A very large hurdle would be obtaining a license to export LNG. The Department of Energy has approved nine of 35 applications to export LNG to non-Free Trade Agreement countries, which make up the biggest market for the fuel. Most industry observers believe only a fraction of the projects will be built because the export market can absorb only so much LNG.
Philip Rinaldi, chief executive of Philadelphia Energy Solutions' South Philadelphia oil-refinery complex, belittled the LNG export business at the recent Council hearing, calling it an "extremely expensive" way to chase international markets.
"I think that's a crazy business, I have to tell you," Rinaldi said.
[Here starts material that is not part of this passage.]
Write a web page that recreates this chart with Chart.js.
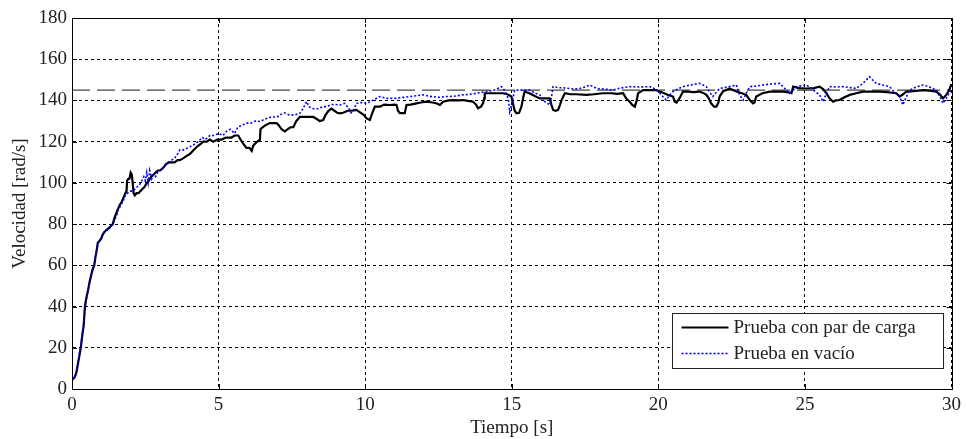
<!DOCTYPE html>
<html>
<head>
<meta charset="utf-8">
<script src="https://cdn.jsdelivr.net/npm/chart.js@4.4.1/dist/chart.umd.min.js"></script>
<style>
  html, body { margin: 0; padding: 0; background: #fff; }
  #wrap { width: 966px; height: 439px; position: relative; }
</style>
</head>
<body>
<div id="wrap"><canvas id="c" width="966" height="439"></canvas></div>
<script>
// Speed response of the motor: with load torque and at no load
const seriesNames = ['Prueba con par de carga', 'Prueba en vacío'];
const axisTitles = { x: 'Tiempo [s]', y: 'Velocidad [rad/s]' };
const xTicks = [0, 5, 10, 15, 20, 25, 30];
const yTicks = [0, 20, 40, 60, 80, 100, 120, 140, 160, 180];
const referenceValue = 145;

// Test with load torque (time in s, speed in rad/s)
const loadTime = [0.00,0.05,0.10,0.15,0.20,0.25,0.30,0.35,0.40,0.43,0.45,0.50,0.55,0.60,0.65,0.70,0.76,0.80,0.85,0.88,0.95,1.00,1.05,1.10,1.16,1.25,1.32,1.39,1.45,1.50,1.56,1.62,1.70,1.76,1.82,1.86,1.88,1.92,1.96,2.00,2.04,2.07,2.10,2.14,2.20,2.27,2.33,2.40,2.47,2.55,2.62,2.70,2.78,2.85,2.93,3.00,3.09,3.15,3.20,3.30,3.40,3.50,3.60,3.68,3.80,3.90,4.02,4.15,4.30,4.40,4.48,4.60,4.70,4.82,4.95,5.10,5.25,5.44,5.55,5.67,5.75,5.84,5.95,6.05,6.13,6.18,6.24,6.32,6.41,6.43,6.50,6.60,6.75,6.90,6.98,7.05,7.15,7.26,7.35,7.45,7.55,7.65,7.77,7.90,8.05,8.23,8.35,8.45,8.57,8.65,8.75,8.85,8.95,9.05,9.14,9.25,9.40,9.55,9.70,9.85,9.95,10.05,10.16,10.22,10.33,10.50,10.65,10.84,11.00,11.07,11.12,11.18,11.35,11.41,11.55,11.75,11.90,12.09,12.30,12.45,12.55,12.66,12.85,13.00,13.20,13.34,13.50,13.68,13.78,13.85,13.95,14.02,14.06,14.08,14.30,14.50,14.70,14.85,14.99,15.05,15.10,15.16,15.25,15.33,15.40,15.44,15.60,15.80,15.96,16.10,16.30,16.35,16.41,16.50,16.58,16.65,16.70,16.81,17.00,17.20,17.55,17.80,18.11,18.40,18.60,18.80,18.90,19.02,19.10,19.20,19.26,19.31,19.48,19.70,19.93,20.05,20.20,20.35,20.50,20.56,20.62,20.72,20.84,21.00,21.20,21.40,21.55,21.64,21.72,21.80,21.90,21.98,22.05,22.09,22.20,22.43,22.66,22.85,23.00,23.12,23.23,23.28,23.34,23.55,23.80,24.00,24.25,24.40,24.54,24.60,24.80,25.05,25.30,25.50,25.62,25.73,25.84,25.96,26.05,26.18,26.35,26.53,26.75,26.98,27.20,27.55,27.80,28.12,28.23,28.35,28.46,28.70,29.03,29.25,29.48,29.60,29.71,29.82,29.92,30.00];
const loadSpeed = [5,5,6,8,12,16,20,26,31,38,41,45,48,52,55,58,60,64,68,71,72,73,75,76,77,78,79,80,83,85,87,89,91,93,95,96,101,102,102,105,104,100,95,94,95,95,96,97,98,100,101,103,104,105,106,106,107,108,109,110,110,110,111,111,112,113,114,116,118,119,120,120,121,120,121,121,122,122,123,123,121,119,117,117,115.5,118,119,120,121,126,127,128,129,129,129,128,126,125,126,127,127,130,132,132,132,132,131,130,130.5,133,135,136,135,134,133.7,134,135,135,135.4,134,133,131.3,130.5,133,137,137,138,137.8,138,137.8,135,133.8,133.8,137.8,138,138.6,139,139.4,139,138.5,137.8,139.4,140,140.2,140,140.2,139.8,139.4,138,136.2,137,138.6,141,143.5,143.5,143.5,143.5,143,141.9,138,135,133.8,134,137,142,144.3,143.5,142,141,141,141,138,135.4,135,135.4,138,140.2,143.5,143,143,142.7,143,143.5,143.5,143.2,143.5,141,139.4,138,137,140,143.5,145,145,145,144.3,143.5,142.5,141.9,139.4,139,141,144.3,144.3,144,144.3,143.5,142.7,141,138.6,137,137,139,141.9,144.3,145.8,144.3,143.5,142.7,140.2,138.6,139,141.9,143.5,144.3,144.3,144.3,144,143.5,146.7,146,145.8,146,146.7,145.5,143.5,141,139.4,140,140.2,141.5,142.7,143.5,144.3,144.3,144.3,144,143.5,141.9,143,144.3,144.5,145,144.8,144.3,143,141,142.7,145,148];

// No-load test (time in s, speed in rad/s)
const noLoadTime = [0.00,0.05,0.10,0.15,0.20,0.25,0.30,0.35,0.40,0.45,0.50,0.55,0.60,0.65,0.70,0.76,0.80,0.85,0.90,0.95,1.00,1.08,1.16,1.25,1.32,1.39,1.45,1.52,1.58,1.66,1.74,1.82,1.90,1.98,2.07,2.15,2.22,2.30,2.38,2.45,2.50,2.55,2.60,2.65,2.72,2.78,2.85,2.92,3.00,3.10,3.20,3.30,3.40,3.50,3.60,3.68,3.80,3.95,4.14,4.30,4.45,4.55,4.70,4.85,5.00,5.15,5.27,5.40,5.55,5.65,5.80,5.96,6.10,6.25,6.41,6.60,6.80,7.00,7.09,7.25,7.40,7.60,7.77,7.88,8.00,8.08,8.23,8.40,8.55,8.68,8.85,9.00,9.14,9.30,9.45,9.52,9.60,9.70,9.85,10.05,10.25,10.50,10.75,11.07,11.30,11.60,11.98,12.20,12.50,12.78,13.00,13.34,13.60,13.80,14.13,14.40,14.55,14.65,14.75,14.88,14.93,15.00,15.10,15.30,15.61,15.80,15.96,16.05,16.13,16.30,16.36,16.41,16.60,16.87,17.10,17.32,17.50,17.66,17.90,18.20,18.45,18.70,19.02,19.30,19.70,19.90,20.05,20.18,20.27,20.38,20.50,20.65,20.84,21.10,21.41,21.64,21.75,21.86,21.95,22.09,22.35,22.66,22.77,22.89,23.00,23.12,23.35,23.57,23.85,24.14,24.30,24.48,24.60,24.71,25.05,25.30,25.50,25.62,25.72,25.84,26.05,26.30,26.55,26.75,26.98,27.20,27.43,27.65,27.89,28.05,28.23,28.34,28.45,28.57,28.80,29.03,29.25,29.48,29.60,29.71,29.82,29.94,30.00];
const noLoadSpeed = [4,5,6,9,12,17,21,26,32,39,44,48,51,55,57,61,64,68,71,72,74,76,77,77,79,80,82,84,87,89,91,94,95,96,96,97,98,99,101,103,101,105,100,106,102,104,103,105,106,107,109,110,111,112,114,116,116,117,118.4,120,122,121,123,123,124,123,125,126,124,127,128,129,129,130,129.8,131,132,132,133,134,133,133,133.7,136,139.5,137,136,136,137,137,138,138,137.8,138.6,136,134,135,138.6,139,138.6,140,141.9,141,141,141.5,142,142.7,142,141.5,141.9,142,142.7,143,143.5,144.3,145,146,146.7,145,141,134.5,138,145,145,145,143.5,142.7,141,139.4,137.8,142,146.7,146.2,146,145.5,145.8,146.5,147.5,145.8,145.5,145,146,146.7,146.5,146.7,145.5,143.5,141.5,140.2,142.5,144.3,145.5,146.7,147.5,148.3,146.7,144,141.9,143.5,145.8,146.5,147.5,142.7,140.2,143.5,146.7,147,147.5,148,148.3,146,143.5,145,146.7,147.5,145,142.7,139.4,143,146.7,146.5,146.7,146.2,145.8,148.3,151.5,148.3,147.5,146.7,144,141.9,137.8,141.5,145,146.5,147.5,146.5,145,142,138.6,141,144,145];

const FONT = 'Liberation Serif';
const FONT_SIZE = 19;
const TEXT = '#222';

function toPoints(xs, ys) { return xs.map((x, i) => ({ x: x, y: ys[i] })); }

// White background, box frame with inward ticks, and the boxed legend
const framePlugin = {
  id: 'frame',
  beforeDraw(chart) {
    const ctx = chart.ctx;
    ctx.save();
    ctx.fillStyle = '#fff';
    ctx.fillRect(0, 0, chart.width, chart.height);
    ctx.restore();
  },
  afterDraw(chart) {
    const { ctx, chartArea: a, scales } = chart;
    ctx.save();
    ctx.strokeStyle = '#000';
    ctx.lineWidth = 1;
    ctx.setLineDash([]);
    const tl = 5;
    ctx.beginPath();
    scales.x.ticks.forEach(t => {
      const px = Math.round(scales.x.getPixelForValue(t.value)) + 0.5;
      ctx.moveTo(px, a.bottom); ctx.lineTo(px, a.bottom - tl);
      ctx.moveTo(px, a.top); ctx.lineTo(px, a.top + tl);
    });
    scales.y.ticks.forEach(t => {
      const py = Math.round(scales.y.getPixelForValue(t.value)) + 0.5;
      ctx.moveTo(a.left, py); ctx.lineTo(a.left + tl, py);
      ctx.moveTo(a.right, py); ctx.lineTo(a.right - tl, py);
    });
    ctx.stroke();
    ctx.strokeRect(Math.round(a.left) + 0.5, Math.round(a.top) + 0.5,
                   Math.round(a.right - a.left), Math.round(a.bottom - a.top));

    // legend box in the lower right corner
    const bw = 271, bh = 55;
    const bx = Math.round(a.right - 9 - bw) + 0.5;
    const by = Math.round(a.bottom - 21 - bh) + 0.5;
    ctx.fillStyle = '#fff';
    ctx.fillRect(bx, by, bw, bh);
    ctx.strokeStyle = '#222';
    ctx.strokeRect(bx, by, bw, bh);
    ctx.font = FONT_SIZE + 'px "' + FONT + '"';
    ctx.textBaseline = 'middle';
    ctx.fillStyle = TEXT;
    [0, 1].forEach(i => {
      const ds = chart.data.datasets[i];
      const ly = by + 14 + i * 26;
      ctx.beginPath();
      ctx.strokeStyle = ds.borderColor;
      ctx.lineWidth = ds.borderWidth;
      ctx.setLineDash(ds.borderDash || []);
      ctx.moveTo(bx + 9, ly); ctx.lineTo(bx + 56, ly);
      ctx.stroke();
      ctx.fillText(ds.label, bx + 61, ly + 1);
    });
    ctx.restore();
  }
};

new Chart(document.getElementById('c'), {
  type: 'line',
  data: {
    datasets: [
      {
        label: seriesNames[0],
        data: toPoints(loadTime, loadSpeed),
        borderColor: '#000',
        borderWidth: 2.2,
        pointRadius: 0,
        tension: 0,
        order: 2
      },
      {
        label: seriesNames[1],
        data: toPoints(noLoadTime, noLoadSpeed),
        borderColor: '#0000ff',
        borderWidth: 1.6,
        borderDash: [2, 2],
        pointRadius: 0,
        tension: 0,
        order: 1
      },
      {
        label: 'Referencia',
        data: [{ x: xTicks[0], y: referenceValue }, { x: xTicks[xTicks.length - 1], y: referenceValue }],
        borderColor: '#444',
        borderWidth: 1.2,
        borderDash: [18, 7],
        pointRadius: 0,
        order: 3
      }
    ]
  },
  options: {
    responsive: false,
    animation: false,
    devicePixelRatio: 1,
    layout: { padding: { top: 18, right: 14, left: 0, bottom: 0 } },
    plugins: { legend: { display: false }, tooltip: { enabled: false } },
    scales: {
      x: {
        type: 'linear',
        min: xTicks[0],
        max: xTicks[xTicks.length - 1],
        afterBuildTicks: s => { s.ticks = xTicks.map(v => ({ value: v })); },
        afterFit: s => { s.height = 50; },
        grid: { color: '#000', lineWidth: 1, drawTicks: false },
        border: { display: true, color: '#000', dash: [3, 3] },
        ticks: { padding: 5, color: TEXT, font: { family: FONT, size: FONT_SIZE }, maxRotation: 0 },
        title: { display: true, text: axisTitles.x, color: TEXT, font: { family: FONT, size: FONT_SIZE }, padding: { top: 0, bottom: 0 } }
      },
      y: {
        type: 'linear',
        min: yTicks[0],
        max: yTicks[yTicks.length - 1],
        afterBuildTicks: s => { s.ticks = yTicks.map(v => ({ value: v })); },
        afterFit: s => { s.width = 72; },
        grid: { color: '#000', lineWidth: 1, drawTicks: false },
        border: { display: true, color: '#000', dash: [3, 3] },
        ticks: { padding: 5, color: TEXT, font: { family: FONT, size: FONT_SIZE } },
        title: { display: true, text: axisTitles.y, color: TEXT, font: { family: FONT, size: FONT_SIZE }, padding: { top: 9, bottom: 2 } }
      }
    }
  },
  plugins: [framePlugin]
});
</script>
</body>
</html>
James, the head of Penn Energy, was introduced to the energy industry via an unorthodox route. He was a partner in India with a firm exporting iron ore when Indian public officials enlisted him to help find supplies from the American shale-gas boom.
He formed the Indo America Energy Group in 2012 to export LNG to India. The company was reborn as Penn America after his Indian partners found other LNG supplies.
"Franc is an eclectic guy, well-connected," said James Seif, a principal at Ridge Global, the risk-management consulting firm founded by former Gov. Tom Ridge that is working with Penn Energy.
James hopes the Penn Energy proposal would leapfrog other projects awaiting export licenses because of its municipal support and because of national-security interests - its target market would be European nations held hostage by Russian natural gas supplies.
"Our view is that the merits of this project differentiate it from other projects in the queue," he said.
But first, the city has to sign on, a challenge with the mayor in his final year in office and Council still exploring a range of PGW options.
"We don't have anything unless we have the city," James said.